There are the awkward silences, the extra protracted explanations you have to throw around because the listener can’t see what you see, and can’t read emotional cues from your face. It’s painful. Worse than making conversation at the hairdressers http://lookingwithmyeyes.blogspot.co.uk/2014/08/hair-sex-death.html

Writing this blog post I am experiencing massive flashbacks to when I was a teenager. My best friends, two of them in particular, would phone me – pointlessly – almost every weekday evening, despite the fact we spent the daylight hours of every weekday in each other’s company. And we would be on the phone for hours. I mean HOURS. I wouldn’t even be saying anything.

I was essentially forced to listen to them going about their family activities, grunting every now and again to show I was still awake for this torture.

All I wanted to do was watch Home Front and Changing Rooms.
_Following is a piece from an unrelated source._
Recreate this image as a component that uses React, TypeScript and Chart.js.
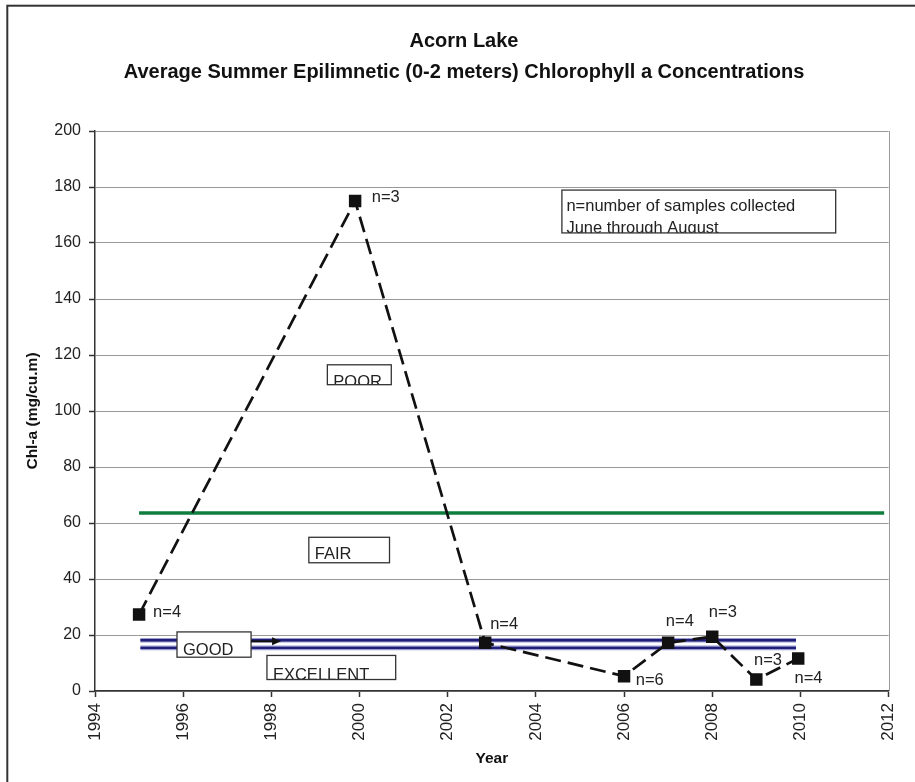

You’d think then, considering my adverse reaction to the general concept of telephony, that I’d quite appreciate the control offered by the mobile. You can see who’s calling, and choose not to answer. You can just bloody text.

But no - I hate it. It all feels back door and shady. Criminals use mobiles don’t they? It’s a bit too anonymous for this fussy phone user.

To boot, mobiles just encourage people take advantage of you, imposing on your life in new ways. They expect you at the drop of a hat, make pulls on your time any hour they see fit. It’s just not on. There’s no hiding from people when you have a mobile.

I just hate all phones.

Unless they are used as a means for watching the internet on the TV. (The only reason we got said landline in the first place.)

Then phones are great.

So on the one phone-clad hand I do feel more like a proper grown up since this landline.

But, on the other hand, if you decide to take the risk and call*** me on it…I’ll panic and run away. 


*Disclaimer: Ok, well technically I’m not the owner. Technically my boyfriend is. Strange, half-existence demonstrated through living arrangement… perhaps rendering this whole blog post void. Sorry.